THE PROBLEM
With the images removed, repeat the data below exactly.

* START *

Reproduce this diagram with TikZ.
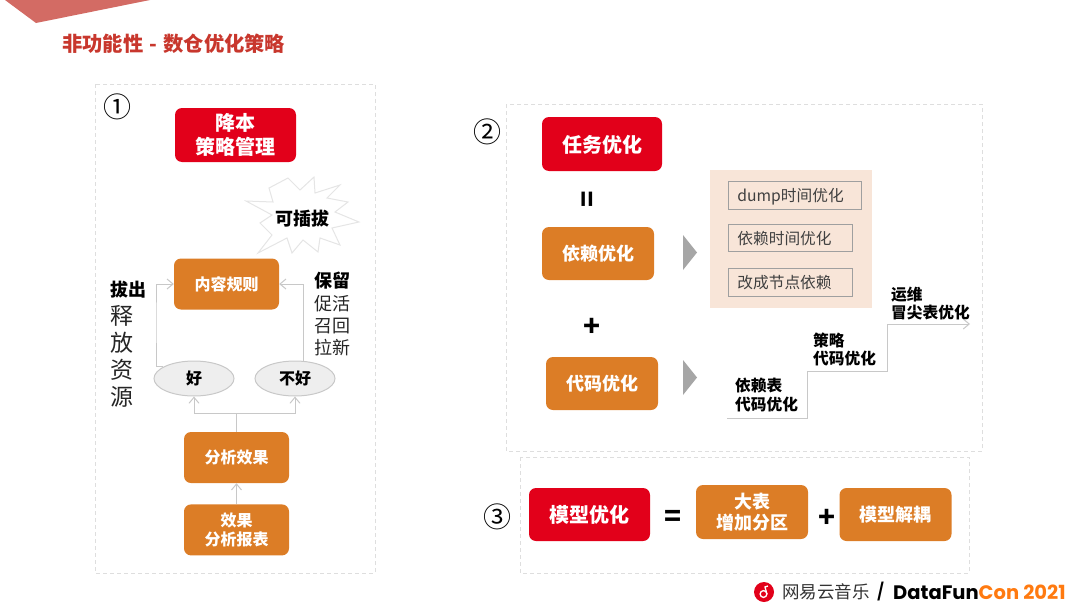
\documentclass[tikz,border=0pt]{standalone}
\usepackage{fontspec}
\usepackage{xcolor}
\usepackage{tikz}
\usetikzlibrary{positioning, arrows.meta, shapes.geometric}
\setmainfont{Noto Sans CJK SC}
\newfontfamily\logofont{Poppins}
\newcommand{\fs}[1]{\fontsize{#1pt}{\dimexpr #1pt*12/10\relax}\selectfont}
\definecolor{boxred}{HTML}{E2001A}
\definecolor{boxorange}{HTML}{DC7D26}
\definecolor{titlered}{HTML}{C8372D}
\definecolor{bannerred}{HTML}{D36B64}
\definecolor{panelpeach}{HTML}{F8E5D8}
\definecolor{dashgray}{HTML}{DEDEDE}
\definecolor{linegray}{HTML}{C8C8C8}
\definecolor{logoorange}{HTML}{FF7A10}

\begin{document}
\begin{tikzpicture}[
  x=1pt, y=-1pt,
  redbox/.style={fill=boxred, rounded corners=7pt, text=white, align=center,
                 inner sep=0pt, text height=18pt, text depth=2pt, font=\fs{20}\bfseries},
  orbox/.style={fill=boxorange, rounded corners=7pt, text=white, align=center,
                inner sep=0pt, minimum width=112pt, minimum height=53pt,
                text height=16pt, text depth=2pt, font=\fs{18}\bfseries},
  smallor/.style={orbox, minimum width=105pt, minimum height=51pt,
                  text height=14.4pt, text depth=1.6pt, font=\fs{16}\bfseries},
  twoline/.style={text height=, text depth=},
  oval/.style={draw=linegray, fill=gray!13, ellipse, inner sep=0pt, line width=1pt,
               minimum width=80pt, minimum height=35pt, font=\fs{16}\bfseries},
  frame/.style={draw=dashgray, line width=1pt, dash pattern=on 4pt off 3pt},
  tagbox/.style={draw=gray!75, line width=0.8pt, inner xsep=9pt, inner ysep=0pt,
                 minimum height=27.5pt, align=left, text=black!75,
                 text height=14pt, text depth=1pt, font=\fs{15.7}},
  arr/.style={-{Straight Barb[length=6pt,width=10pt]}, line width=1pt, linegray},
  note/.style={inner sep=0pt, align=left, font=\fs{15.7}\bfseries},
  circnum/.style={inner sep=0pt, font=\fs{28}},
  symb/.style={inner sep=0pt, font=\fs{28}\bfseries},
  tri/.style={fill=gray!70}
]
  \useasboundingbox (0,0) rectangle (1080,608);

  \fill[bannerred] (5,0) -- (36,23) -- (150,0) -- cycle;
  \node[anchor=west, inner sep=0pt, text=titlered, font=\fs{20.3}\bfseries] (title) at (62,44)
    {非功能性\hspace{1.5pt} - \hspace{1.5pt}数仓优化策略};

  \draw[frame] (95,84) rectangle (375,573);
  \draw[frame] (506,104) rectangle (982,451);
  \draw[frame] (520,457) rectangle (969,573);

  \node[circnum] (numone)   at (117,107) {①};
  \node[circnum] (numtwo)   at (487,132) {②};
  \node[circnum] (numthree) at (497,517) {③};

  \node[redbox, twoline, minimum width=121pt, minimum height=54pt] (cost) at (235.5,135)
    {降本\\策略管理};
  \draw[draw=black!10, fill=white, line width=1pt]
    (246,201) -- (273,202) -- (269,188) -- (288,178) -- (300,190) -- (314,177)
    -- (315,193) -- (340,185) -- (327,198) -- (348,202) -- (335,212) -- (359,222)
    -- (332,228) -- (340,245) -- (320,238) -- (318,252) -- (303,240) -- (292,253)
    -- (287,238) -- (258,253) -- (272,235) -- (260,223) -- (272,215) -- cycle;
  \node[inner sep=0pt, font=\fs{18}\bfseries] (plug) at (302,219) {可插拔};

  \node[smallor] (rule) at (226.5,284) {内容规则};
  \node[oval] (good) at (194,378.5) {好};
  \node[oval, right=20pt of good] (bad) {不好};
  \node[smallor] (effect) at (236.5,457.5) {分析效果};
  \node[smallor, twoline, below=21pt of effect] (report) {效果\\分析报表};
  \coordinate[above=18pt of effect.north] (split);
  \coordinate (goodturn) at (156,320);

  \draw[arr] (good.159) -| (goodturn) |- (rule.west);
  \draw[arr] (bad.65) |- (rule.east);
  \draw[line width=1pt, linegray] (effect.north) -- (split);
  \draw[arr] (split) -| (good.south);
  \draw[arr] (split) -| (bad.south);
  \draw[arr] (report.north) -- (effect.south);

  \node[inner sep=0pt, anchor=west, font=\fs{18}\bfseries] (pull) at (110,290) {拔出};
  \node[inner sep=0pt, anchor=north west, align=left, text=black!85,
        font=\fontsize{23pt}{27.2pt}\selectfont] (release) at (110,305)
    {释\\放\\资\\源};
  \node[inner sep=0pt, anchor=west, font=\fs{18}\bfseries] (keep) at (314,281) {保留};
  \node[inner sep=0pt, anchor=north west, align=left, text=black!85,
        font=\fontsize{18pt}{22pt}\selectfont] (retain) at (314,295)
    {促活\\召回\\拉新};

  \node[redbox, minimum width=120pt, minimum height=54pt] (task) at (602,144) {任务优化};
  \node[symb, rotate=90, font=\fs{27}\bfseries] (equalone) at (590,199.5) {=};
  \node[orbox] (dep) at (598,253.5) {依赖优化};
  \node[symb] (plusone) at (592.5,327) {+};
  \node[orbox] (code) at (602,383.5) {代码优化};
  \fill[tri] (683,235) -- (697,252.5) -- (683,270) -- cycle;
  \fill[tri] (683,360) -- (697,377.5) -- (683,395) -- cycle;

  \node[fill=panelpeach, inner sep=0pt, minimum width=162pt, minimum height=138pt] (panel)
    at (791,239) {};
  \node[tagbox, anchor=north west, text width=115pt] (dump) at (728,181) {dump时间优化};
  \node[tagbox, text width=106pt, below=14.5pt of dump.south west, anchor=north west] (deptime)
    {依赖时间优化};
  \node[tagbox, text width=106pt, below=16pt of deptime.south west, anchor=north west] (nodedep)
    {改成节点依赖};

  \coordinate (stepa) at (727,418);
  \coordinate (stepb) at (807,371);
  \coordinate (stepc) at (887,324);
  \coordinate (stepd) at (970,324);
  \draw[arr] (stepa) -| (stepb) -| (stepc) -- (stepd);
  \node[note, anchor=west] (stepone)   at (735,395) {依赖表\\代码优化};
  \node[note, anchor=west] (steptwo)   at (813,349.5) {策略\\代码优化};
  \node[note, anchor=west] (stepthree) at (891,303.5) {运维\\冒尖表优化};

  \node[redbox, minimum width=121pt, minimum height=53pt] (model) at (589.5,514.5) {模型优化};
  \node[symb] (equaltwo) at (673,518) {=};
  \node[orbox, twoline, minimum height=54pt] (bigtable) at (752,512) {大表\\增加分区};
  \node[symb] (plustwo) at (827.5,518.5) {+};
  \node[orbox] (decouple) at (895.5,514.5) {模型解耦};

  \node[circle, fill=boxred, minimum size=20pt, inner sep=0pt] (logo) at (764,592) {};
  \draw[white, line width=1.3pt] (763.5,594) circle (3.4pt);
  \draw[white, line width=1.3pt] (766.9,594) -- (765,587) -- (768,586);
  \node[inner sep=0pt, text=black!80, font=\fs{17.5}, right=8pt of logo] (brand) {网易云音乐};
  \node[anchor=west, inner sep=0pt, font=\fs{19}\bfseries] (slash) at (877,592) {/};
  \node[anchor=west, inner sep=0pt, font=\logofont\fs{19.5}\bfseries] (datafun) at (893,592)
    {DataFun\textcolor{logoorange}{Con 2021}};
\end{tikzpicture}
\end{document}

* END *

TASK SOLUTION
Reproduce this diagram with TikZ.
\documentclass[tikz,border=0pt]{standalone}
\usepackage{fontspec}
\usepackage{xcolor}
\usepackage{tikz}
\usetikzlibrary{positioning, arrows.meta, shapes.geometric}
\setmainfont{Noto Sans CJK SC}
\newfontfamily\logofont{Poppins}
\newcommand{\fs}[1]{\fontsize{#1pt}{\dimexpr #1pt*12/10\relax}\selectfont}
\definecolor{boxred}{HTML}{E2001A}
\definecolor{boxorange}{HTML}{DC7D26}
\definecolor{titlered}{HTML}{C8372D}
\definecolor{bannerred}{HTML}{D36B64}
\definecolor{panelpeach}{HTML}{F8E5D8}
\definecolor{dashgray}{HTML}{DEDEDE}
\definecolor{linegray}{HTML}{C8C8C8}
\definecolor{logoorange}{HTML}{FF7A10}

\begin{document}
\begin{tikzpicture}[
  x=1pt, y=-1pt,
  redbox/.style={fill=boxred, rounded corners=7pt, text=white, align=center,
                 inner sep=0pt, text height=18pt, text depth=2pt, font=\fs{20}\bfseries},
  orbox/.style={fill=boxorange, rounded corners=7pt, text=white, align=center,
                inner sep=0pt, minimum width=112pt, minimum height=53pt,
                text height=16pt, text depth=2pt, font=\fs{18}\bfseries},
  smallor/.style={orbox, minimum width=105pt, minimum height=51pt,
                  text height=14.4pt, text depth=1.6pt, font=\fs{16}\bfseries},
  twoline/.style={text height=, text depth=},
  oval/.style={draw=linegray, fill=gray!13, ellipse, inner sep=0pt, line width=1pt,
               minimum width=80pt, minimum height=35pt, font=\fs{16}\bfseries},
  frame/.style={draw=dashgray, line width=1pt, dash pattern=on 4pt off 3pt},
  tagbox/.style={draw=gray!75, line width=0.8pt, inner xsep=9pt, inner ysep=0pt,
                 minimum height=27.5pt, align=left, text=black!75,
                 text height=14pt, text depth=1pt, font=\fs{15.7}},
  arr/.style={-{Straight Barb[length=6pt,width=10pt]}, line width=1pt, linegray},
  note/.style={inner sep=0pt, align=left, font=\fs{15.7}\bfseries},
  circnum/.style={inner sep=0pt, font=\fs{28}},
  symb/.style={inner sep=0pt, font=\fs{28}\bfseries},
  tri/.style={fill=gray!70}
]
  \useasboundingbox (0,0) rectangle (1080,608);

  \fill[bannerred] (5,0) -- (36,23) -- (150,0) -- cycle;
  \node[anchor=west, inner sep=0pt, text=titlered, font=\fs{20.3}\bfseries] (title) at (62,44)
    {非功能性\hspace{1.5pt} - \hspace{1.5pt}数仓优化策略};

  \draw[frame] (95,84) rectangle (375,573);
  \draw[frame] (506,104) rectangle (982,451);
  \draw[frame] (520,457) rectangle (969,573);

  \node[circnum] (numone)   at (117,107) {①};
  \node[circnum] (numtwo)   at (487,132) {②};
  \node[circnum] (numthree) at (497,517) {③};

  \node[redbox, twoline, minimum width=121pt, minimum height=54pt] (cost) at (235.5,135)
    {降本\\策略管理};
  \draw[draw=black!10, fill=white, line width=1pt]
    (246,201) -- (273,202) -- (269,188) -- (288,178) -- (300,190) -- (314,177)
    -- (315,193) -- (340,185) -- (327,198) -- (348,202) -- (335,212) -- (359,222)
    -- (332,228) -- (340,245) -- (320,238) -- (318,252) -- (303,240) -- (292,253)
    -- (287,238) -- (258,253) -- (272,235) -- (260,223) -- (272,215) -- cycle;
  \node[inner sep=0pt, font=\fs{18}\bfseries] (plug) at (302,219) {可插拔};

  \node[smallor] (rule) at (226.5,284) {内容规则};
  \node[oval] (good) at (194,378.5) {好};
  \node[oval, right=20pt of good] (bad) {不好};
  \node[smallor] (effect) at (236.5,457.5) {分析效果};
  \node[smallor, twoline, below=21pt of effect] (report) {效果\\分析报表};
  \coordinate[above=18pt of effect.north] (split);
  \coordinate (goodturn) at (156,320);

  \draw[arr] (good.159) -| (goodturn) |- (rule.west);
  \draw[arr] (bad.65) |- (rule.east);
  \draw[line width=1pt, linegray] (effect.north) -- (split);
  \draw[arr] (split) -| (good.south);
  \draw[arr] (split) -| (bad.south);
  \draw[arr] (report.north) -- (effect.south);

  \node[inner sep=0pt, anchor=west, font=\fs{18}\bfseries] (pull) at (110,290) {拔出};
  \node[inner sep=0pt, anchor=north west, align=left, text=black!85,
        font=\fontsize{23pt}{27.2pt}\selectfont] (release) at (110,305)
    {释\\放\\资\\源};
  \node[inner sep=0pt, anchor=west, font=\fs{18}\bfseries] (keep) at (314,281) {保留};
  \node[inner sep=0pt, anchor=north west, align=left, text=black!85,
        font=\fontsize{18pt}{22pt}\selectfont] (retain) at (314,295)
    {促活\\召回\\拉新};

  \node[redbox, minimum width=120pt, minimum height=54pt] (task) at (602,144) {任务优化};
  \node[symb, rotate=90, font=\fs{27}\bfseries] (equalone) at (590,199.5) {=};
  \node[orbox] (dep) at (598,253.5) {依赖优化};
  \node[symb] (plusone) at (592.5,327) {+};
  \node[orbox] (code) at (602,383.5) {代码优化};
  \fill[tri] (683,235) -- (697,252.5) -- (683,270) -- cycle;
  \fill[tri] (683,360) -- (697,377.5) -- (683,395) -- cycle;

  \node[fill=panelpeach, inner sep=0pt, minimum width=162pt, minimum height=138pt] (panel)
    at (791,239) {};
  \node[tagbox, anchor=north west, text width=115pt] (dump) at (728,181) {dump时间优化};
  \node[tagbox, text width=106pt, below=14.5pt of dump.south west, anchor=north west] (deptime)
    {依赖时间优化};
  \node[tagbox, text width=106pt, below=16pt of deptime.south west, anchor=north west] (nodedep)
    {改成节点依赖};

  \coordinate (stepa) at (727,418);
  \coordinate (stepb) at (807,371);
  \coordinate (stepc) at (887,324);
  \coordinate (stepd) at (970,324);
  \draw[arr] (stepa) -| (stepb) -| (stepc) -- (stepd);
  \node[note, anchor=west] (stepone)   at (735,395) {依赖表\\代码优化};
  \node[note, anchor=west] (steptwo)   at (813,349.5) {策略\\代码优化};
  \node[note, anchor=west] (stepthree) at (891,303.5) {运维\\冒尖表优化};

  \node[redbox, minimum width=121pt, minimum height=53pt] (model) at (589.5,514.5) {模型优化};
  \node[symb] (equaltwo) at (673,518) {=};
  \node[orbox, twoline, minimum height=54pt] (bigtable) at (752,512) {大表\\增加分区};
  \node[symb] (plustwo) at (827.5,518.5) {+};
  \node[orbox] (decouple) at (895.5,514.5) {模型解耦};

  \node[circle, fill=boxred, minimum size=20pt, inner sep=0pt] (logo) at (764,592) {};
  \draw[white, line width=1.3pt] (763.5,594) circle (3.4pt);
  \draw[white, line width=1.3pt] (766.9,594) -- (765,587) -- (768,586);
  \node[inner sep=0pt, text=black!80, font=\fs{17.5}, right=8pt of logo] (brand) {网易云音乐};
  \node[anchor=west, inner sep=0pt, font=\fs{19}\bfseries] (slash) at (877,592) {/};
  \node[anchor=west, inner sep=0pt, font=\logofont\fs{19.5}\bfseries] (datafun) at (893,592)
    {DataFun\textcolor{logoorange}{Con 2021}};
\end{tikzpicture}
\end{document}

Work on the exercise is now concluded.